> INFORMATION SHOWN:
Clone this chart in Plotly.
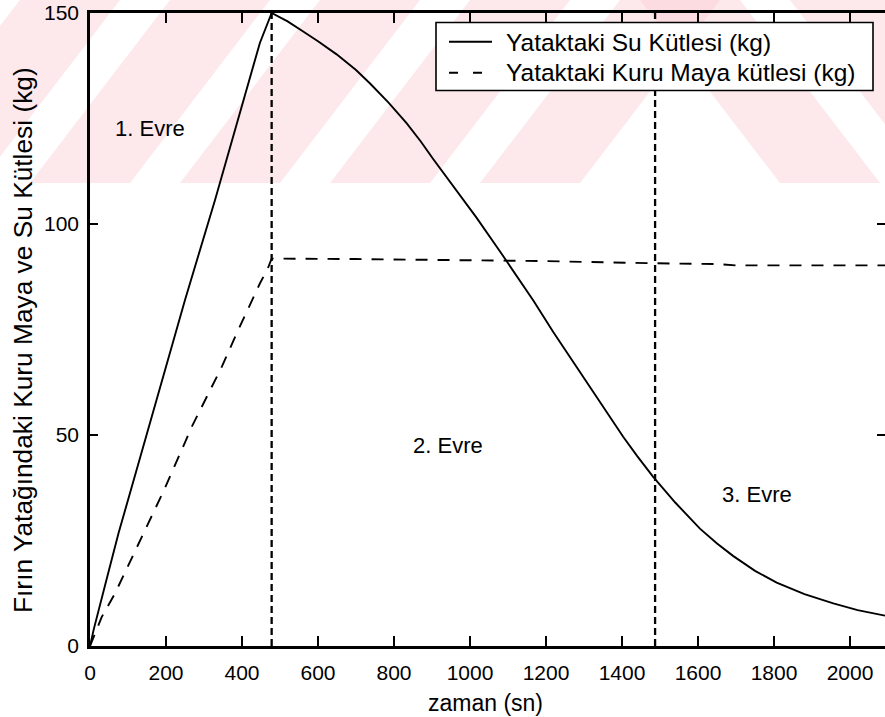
import plotly.graph_objects as go

# Water mass in the bed (kg) over time (s)
t_water = [0, 10, 40, 75, 140, 175, 250, 329, 400, 447, 478,
           520, 561, 600, 649, 700, 737, 785, 833, 870, 903, 956, 1017, 1079,
           1120, 1167, 1219, 1272, 1333, 1403, 1440, 1482, 1540, 1605, 1650,
           1693, 1750, 1807, 1880, 1956, 2020, 2092]
water = [0, 4, 14.5, 26.7, 47.2, 58.3, 82, 105.7, 128, 142.9, 150,
         148, 145.6, 143.3, 140.2, 136.5, 133.3, 128.8, 123.9, 119.6, 115.4, 109, 101.5, 93.5,
         88, 81.8, 74.4, 67.2, 59, 49.6, 45, 40.1, 34, 27.8, 24.3,
         21.3, 17.8, 15, 12.3, 10.1, 8.5, 7.2]

# Dry yeast mass in the bed (kg) over time (s)
t_dry = [0, 31, 66, 114, 162, 193, 241, 268, 307, 347, 386, 421, 447, 468,
         478, 700, 1000, 1200, 1487, 1650, 1700, 2092]
dry = [0, 6.9, 12.5, 21.6, 31, 36.6, 46.4, 52, 59, 66.2, 74.1, 80.8, 85.9, 89.5,
       91.8, 91.7, 91.5, 91.2, 90.7, 90.5, 90.2, 90.2]

# Phase boundaries (s) and phase labels
phase_bounds = [478, 1487]
phase_labels = ["1. Evre", "2. Evre", "3. Evre"]
phase_label_t = [158, 942, 1755]
phase_label_y = [122.7, 47.4, 35.8]

series_names = ["Yataktaki Su Kütlesi (kg)", "Yataktaki Kuru Maya kütlesi (kg)"]

x_ticks = [0, 200, 400, 600, 800, 1000, 1200, 1400, 1600, 1800, 2000]
y_ticks = [0, 50, 100, 150]

FONT = "Liberation Sans, Arial, sans-serif"
W, H = 885, 717
L, R, T, B = 90, 0, 13, 71
PW, PH = W - L - R, H - T - B


def px(x):
    return (x - L) / PW


def py(y):
    return (H - B - y) / PH


fig = go.Figure()

fig.add_trace(go.Scatter(
    x=t_water, y=water, mode="lines", name=series_names[0], showlegend=False,
    line=dict(color="black", width=1.9)))
fig.add_trace(go.Scatter(
    x=t_dry, y=dry, mode="lines", name=series_names[1], showlegend=False,
    line=dict(color="black", width=1.9, dash="12px,10px")))

for tb in phase_bounds:
    fig.add_trace(go.Scatter(
        x=[tb, tb], y=[0, 150], mode="lines", showlegend=False,
        line=dict(color="black", width=2.3, dash="7px,4px")))

# invisible trace carrying the right-hand tick marks
fig.add_trace(go.Scatter(x=[0], y=[0], yaxis="y2", mode="markers",
                         marker=dict(opacity=0), showlegend=False, hoverinfo="skip"))

shapes = []

# light diagonal background bands across the top strip
band_color = "rgba(250,205,212,0.45)"
for x0 in [-120, 30, 180, 330, 480]:
    pts = [(x0, 183), (x0 + 100, 183), (x0 + 100 + 140, 0), (x0 + 140, 0)]
    path = "M " + " L ".join(f"{px(a):.4f},{py(b):.4f}" for a, b in pts) + " Z"
    shapes.append(dict(type="path", path=path, xref="paper", yref="paper",
                       fillcolor=band_color, line=dict(width=0), layer="below"))
for x0 in [640, 790]:
    pts = [(x0, 0), (x0 + 100, 0), (x0 + 100 + 140, 183), (x0 + 140, 183)]
    path = "M " + " L ".join(f"{px(a):.4f},{py(b):.4f}" for a, b in pts) + " Z"
    shapes.append(dict(type="path", path=path, xref="paper", yref="paper",
                       fillcolor=band_color, line=dict(width=0), layer="below"))

# legend box with line samples
shapes.append(dict(type="rect", xref="paper", yref="paper",
                   x0=px(436), x1=px(873), y0=py(90.5), y1=py(22.5),
                   fillcolor="white", line=dict(color="black", width=1.6), layer="above"))
shapes.append(dict(type="line", xref="paper", yref="paper",
                   x0=px(449), x1=px(492), y0=py(41.7), y1=py(41.7),
                   line=dict(color="black", width=1.9), layer="above"))
shapes.append(dict(type="line", xref="paper", yref="paper",
                   x0=px(449), x1=px(482), y0=py(72.7), y1=py(72.7),
                   line=dict(color="black", width=1.9, dash="9px,15px"), layer="above"))

annotations = []
for name, yrow in zip(series_names, [42.5, 73.0]):
    annotations.append(dict(x=px(504), y=py(yrow), xref="paper", yref="paper",
                            xanchor="left", yanchor="middle", text=name,
                            showarrow=False, font=dict(size=24.5, color="black")))
for lab, tx, ty in zip(phase_labels, phase_label_t, phase_label_y):
    annotations.append(dict(x=tx, y=ty, xref="x", yref="y", text=lab,
                            xanchor="center", yanchor="middle",
                            showarrow=False, font=dict(size=22, color="black")))
annotations.append(dict(x=px(485), y=py(703), xref="paper", yref="paper",
                        xanchor="center", yanchor="middle",
                        text="zaman (sn)", showarrow=False,
                        font=dict(size=23, color="black")))
annotations.append(dict(x=px(23), y=py(340), xref="paper", yref="paper",
                        xanchor="center", yanchor="middle",
                        text="Fırın Yatağındaki Kuru Maya ve Su Kütlesi (kg)",
                        textangle=-90, showarrow=False,
                        font=dict(size=26.3, color="black")))

axis_common = dict(ticks="inside", tickcolor="black", showgrid=False,
                   zeroline=False, tickfont=dict(size=21, color="black"))

fig.update_layout(
    width=W, height=H,
    margin=dict(l=L, r=R, t=T, b=B),
    paper_bgcolor="white", plot_bgcolor="rgba(0,0,0,0)",
    font=dict(family=FONT, color="black"),
    showlegend=False,
    shapes=shapes,
    annotations=annotations,
    xaxis=dict(range=[0, 2092], tickvals=x_ticks, ticklen=10, tickwidth=2.2,
               showline=True, linewidth=2.5, linecolor="black", mirror="ticks",
               ticklabelstandoff=6, **axis_common),
    yaxis=dict(range=[0, 150], tickvals=y_ticks, ticklen=8, tickwidth=2.2,
               showline=True, linewidth=2.5, linecolor="black", mirror=False,
               ticklabelstandoff=4, **axis_common),
    yaxis2=dict(range=[0, 150], tickvals=y_ticks, ticklen=8, tickwidth=2.2,
                overlaying="y", side="right", showline=False,
                showticklabels=False, **axis_common),
)

fig.write_html("out.html")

> WHAT IS BEING ASKED: Reproduce the material word for word. Any pictures should be left out of the copy.

> EXERCISE OUTPUT:
Clone this chart in Plotly.
import plotly.graph_objects as go

# Water mass in the bed (kg) over time (s)
t_water = [0, 10, 40, 75, 140, 175, 250, 329, 400, 447, 478,
           520, 561, 600, 649, 700, 737, 785, 833, 870, 903, 956, 1017, 1079,
           1120, 1167, 1219, 1272, 1333, 1403, 1440, 1482, 1540, 1605, 1650,
           1693, 1750, 1807, 1880, 1956, 2020, 2092]
water = [0, 4, 14.5, 26.7, 47.2, 58.3, 82, 105.7, 128, 142.9, 150,
         148, 145.6, 143.3, 140.2, 136.5, 133.3, 128.8, 123.9, 119.6, 115.4, 109, 101.5, 93.5,
         88, 81.8, 74.4, 67.2, 59, 49.6, 45, 40.1, 34, 27.8, 24.3,
         21.3, 17.8, 15, 12.3, 10.1, 8.5, 7.2]

# Dry yeast mass in the bed (kg) over time (s)
t_dry = [0, 31, 66, 114, 162, 193, 241, 268, 307, 347, 386, 421, 447, 468,
         478, 700, 1000, 1200, 1487, 1650, 1700, 2092]
dry = [0, 6.9, 12.5, 21.6, 31, 36.6, 46.4, 52, 59, 66.2, 74.1, 80.8, 85.9, 89.5,
       91.8, 91.7, 91.5, 91.2, 90.7, 90.5, 90.2, 90.2]

# Phase boundaries (s) and phase labels
phase_bounds = [478, 1487]
phase_labels = ["1. Evre", "2. Evre", "3. Evre"]
phase_label_t = [158, 942, 1755]
phase_label_y = [122.7, 47.4, 35.8]

series_names = ["Yataktaki Su Kütlesi (kg)", "Yataktaki Kuru Maya kütlesi (kg)"]

x_ticks = [0, 200, 400, 600, 800, 1000, 1200, 1400, 1600, 1800, 2000]
y_ticks = [0, 50, 100, 150]

FONT = "Liberation Sans, Arial, sans-serif"
W, H = 885, 717
L, R, T, B = 90, 0, 13, 71
PW, PH = W - L - R, H - T - B


def px(x):
    return (x - L) / PW


def py(y):
    return (H - B - y) / PH


fig = go.Figure()

fig.add_trace(go.Scatter(
    x=t_water, y=water, mode="lines", name=series_names[0], showlegend=False,
    line=dict(color="black", width=1.9)))
fig.add_trace(go.Scatter(
    x=t_dry, y=dry, mode="lines", name=series_names[1], showlegend=False,
    line=dict(color="black", width=1.9, dash="12px,10px")))

for tb in phase_bounds:
    fig.add_trace(go.Scatter(
        x=[tb, tb], y=[0, 150], mode="lines", showlegend=False,
        line=dict(color="black", width=2.3, dash="7px,4px")))

# invisible trace carrying the right-hand tick marks
fig.add_trace(go.Scatter(x=[0], y=[0], yaxis="y2", mode="markers",
                         marker=dict(opacity=0), showlegend=False, hoverinfo="skip"))

shapes = []

# light diagonal background bands across the top strip
band_color = "rgba(250,205,212,0.45)"
for x0 in [-120, 30, 180, 330, 480]:
    pts = [(x0, 183), (x0 + 100, 183), (x0 + 100 + 140, 0), (x0 + 140, 0)]
    path = "M " + " L ".join(f"{px(a):.4f},{py(b):.4f}" for a, b in pts) + " Z"
    shapes.append(dict(type="path", path=path, xref="paper", yref="paper",
                       fillcolor=band_color, line=dict(width=0), layer="below"))
for x0 in [640, 790]:
    pts = [(x0, 0), (x0 + 100, 0), (x0 + 100 + 140, 183), (x0 + 140, 183)]
    path = "M " + " L ".join(f"{px(a):.4f},{py(b):.4f}" for a, b in pts) + " Z"
    shapes.append(dict(type="path", path=path, xref="paper", yref="paper",
                       fillcolor=band_color, line=dict(width=0), layer="below"))

# legend box with line samples
shapes.append(dict(type="rect", xref="paper", yref="paper",
                   x0=px(436), x1=px(873), y0=py(90.5), y1=py(22.5),
                   fillcolor="white", line=dict(color="black", width=1.6), layer="above"))
shapes.append(dict(type="line", xref="paper", yref="paper",
                   x0=px(449), x1=px(492), y0=py(41.7), y1=py(41.7),
                   line=dict(color="black", width=1.9), layer="above"))
shapes.append(dict(type="line", xref="paper", yref="paper",
                   x0=px(449), x1=px(482), y0=py(72.7), y1=py(72.7),
                   line=dict(color="black", width=1.9, dash="9px,15px"), layer="above"))

annotations = []
for name, yrow in zip(series_names, [42.5, 73.0]):
    annotations.append(dict(x=px(504), y=py(yrow), xref="paper", yref="paper",
                            xanchor="left", yanchor="middle", text=name,
                            showarrow=False, font=dict(size=24.5, color="black")))
for lab, tx, ty in zip(phase_labels, phase_label_t, phase_label_y):
    annotations.append(dict(x=tx, y=ty, xref="x", yref="y", text=lab,
                            xanchor="center", yanchor="middle",
                            showarrow=False, font=dict(size=22, color="black")))
annotations.append(dict(x=px(485), y=py(703), xref="paper", yref="paper",
                        xanchor="center", yanchor="middle",
                        text="zaman (sn)", showarrow=False,
                        font=dict(size=23, color="black")))
annotations.append(dict(x=px(23), y=py(340), xref="paper", yref="paper",
                        xanchor="center", yanchor="middle",
                        text="Fırın Yatağındaki Kuru Maya ve Su Kütlesi (kg)",
                        textangle=-90, showarrow=False,
                        font=dict(size=26.3, color="black")))

axis_common = dict(ticks="inside", tickcolor="black", showgrid=False,
                   zeroline=False, tickfont=dict(size=21, color="black"))

fig.update_layout(
    width=W, height=H,
    margin=dict(l=L, r=R, t=T, b=B),
    paper_bgcolor="white", plot_bgcolor="rgba(0,0,0,0)",
    font=dict(family=FONT, color="black"),
    showlegend=False,
    shapes=shapes,
    annotations=annotations,
    xaxis=dict(range=[0, 2092], tickvals=x_ticks, ticklen=10, tickwidth=2.2,
               showline=True, linewidth=2.5, linecolor="black", mirror="ticks",
               ticklabelstandoff=6, **axis_common),
    yaxis=dict(range=[0, 150], tickvals=y_ticks, ticklen=8, tickwidth=2.2,
               showline=True, linewidth=2.5, linecolor="black", mirror=False,
               ticklabelstandoff=4, **axis_common),
    yaxis2=dict(range=[0, 150], tickvals=y_ticks, ticklen=8, tickwidth=2.2,
                overlaying="y", side="right", showline=False,
                showticklabels=False, **axis_common),
)

fig.write_html("out.html")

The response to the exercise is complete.